DNMT3AR882 mutations induce focal hypomethylation in AML cells and normal hematopoietic cells.

  • Major finding:DNMT3AR882 mutations induce focal hypomethylation in AML cells and normal hematopoietic cells.

  • Concept: CpG island hypermethylation is a consequence of rapid cell growth and is independent of gene silencing.

  • Impact: CpG island hypermethylation may be not a pathogenic change, but a consequence of proliferative stress.
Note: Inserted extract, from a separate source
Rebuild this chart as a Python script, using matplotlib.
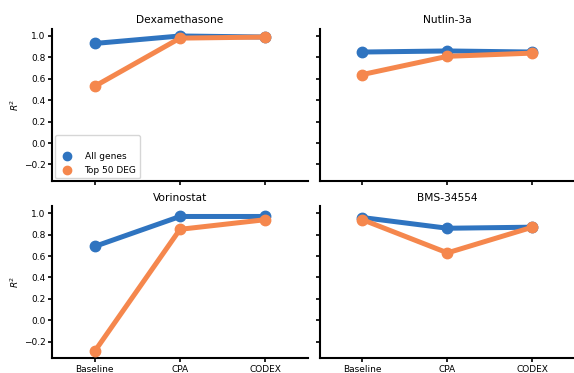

Mutations in the DNA methyltransferase DNMT3A, most commonly DNMT3AR882H, occur in approximately 25% of patients with acute myeloid leukemia (AML). DNMT3AR882H mutations occur early in the development of leukemia and act in a dominant negative manner to reduce DNA methylation activity. However, it is not clear how DNMT3A-mediated methylation changes contribute to leukemogenesis, prompting Spencer and colleagues to investigate genome-wide DNA methylation patterns in primary AML samples and cell lines with and without DNMT3AR882 mutations. Whole-genome bisulfite sequencing (WGBS) of hematopoietic cells from a patient with the DNMT3AR882H allele, but without leukemia, and the patient's wild-type sibling indicated that DNMT3AR882H is associated with focal methylation loss even in nonleukemic cells. Further, WGBS of primary AML samples revealed that DNMT3AR882 mutations were associated with enhanced focal hypomethylation in CpG dense regions, whereas DNMT3A-wild-type AML was associated with enhanced CpG island hypermethylation. These hypomethylated and hypermethylated regions were associated with distinct genomic and epigenomic features; however, mutant DNMT3A did not substantially alter the epigenetic marks or transcriptional activity of nearby genes. Although DNMT3A–wild-type AML was associated with hypermethylated CpG islands, the hypermethylation was not linked to gene silencing, suggesting that AML-associated gene silencing was more dependent on AML “state” than on hypermethylation of CpG island promoters. Moreover, DNMT3A-mediated hypermethylation of CpG islands occurred in nontransformed primary hematopoietic stem/progenitor cells during cytokine-induced proliferation, and DNMT3AR882H AML cells had largely overlapping regions of hypomethylation that developed before the onset of leukemia, indicating that CpG island hypomethylation may be an AML-initiating phenotype in DNMT3A-mutant cells. Collectively, these findings suggest that DNMT3AR882H-induced CpG island hypomethylation may contribute to the initiation of AML and that CpG island hypermethylation may be a consequence of cellular proliferation and not a pathogenic driver.

Spencer DH, Russler-Germain DA, Ketkar S, Helton NM, Lamprecht TL, Fulton RS, et al. CpG island hypermethylation mediated by DNMT3A Is a consequence of AML progression. Cell 2017;168:801–16.